Using the services of Booking Suite should bring with it many of these benefits, or so they say, in return for a commission for direct to property bookings, approximately 10 per cent. The rates are populated from your Booking.com inventory and should mirror their site.
What they fail to mention are the potential drawbacks to your business of which there are many. Currently your property benefits from what we call “the bounce”. A majority of consumers looking at your property on an OTA site will eventually find their way over to your website to review what deals you may have for direct bookings. Booking Suite will be powered by whatever you display on Booking.com, so the opportunity to vary your prices or room stock has now been taken away from you.

In addition you are now restricted from displaying on the new meta sites, which seem to be the possible future of online search. Should you list on the meta site direct and happen to attract a direct booking, you will pay two lots of fees; one to the meta site and one to Booking Suite, which is simply cost prohibitive. It may be there will be a clause in your contract that you cannot participate in these sites at all; this is still unclear as we’re not privy to the contracts at this point in time. The consumers may become deterred from searching properties direct across the entire industry should they constantly find an OTA when they end up on a direct site.

We may be inadvertently educating the traveller not to bother leaving an OTA site at all, which in turn erodes your capacity to capture direct unique bookings, a huge value to your business.

In addition how will the other OTAs feel if they learn you have elected to “partner” with Booking.com in this manner, under the guise of Booking Suite? Will they choose not to promote you as well as they may have in the past as they know only too well the impact of the bounce on their own marketing spend.
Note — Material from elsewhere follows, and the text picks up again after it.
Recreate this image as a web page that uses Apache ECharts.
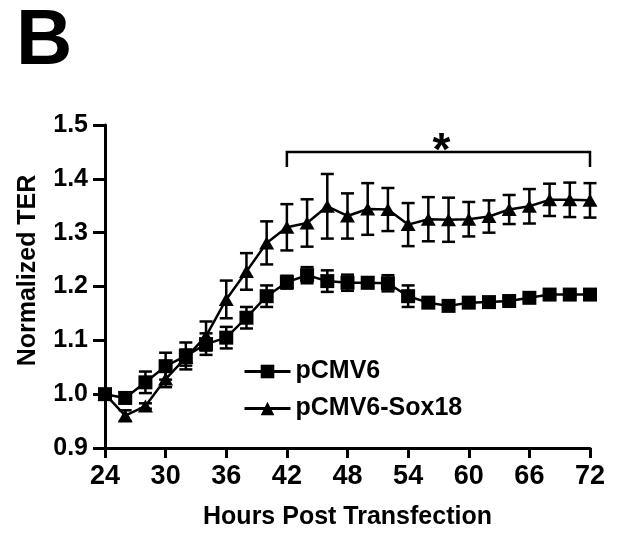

In simple terms, Expedia for example may choose to promote your property highly, only to have the consumer bounce to your website, resulting in a possible direct booking, ultimately feeding the profits of Booking.com. I don’t believe Expedia or any OTA would be encouraged by this thought. Therefore your visibility across the whole OTA landscape could be seriously diminished.

In order for your business to survive over the coming years as the battle for on line market domination continues, it is critical that you keep your property as neutral as possible and open to business from any source. Pay for your new web site upfront that need cost you no more than $2500 plus photos if required.

The Wotif of three years ago is no longer the Wotif of today and without doubt the Booking.com of today will not be the same Booking.com three years from now. All agents know the environment is shifting by the day, each taking a bite out of the others cheese. Make sure your own cheese is protected and stockpiled for your own use and not eroded by the bigger mice of today.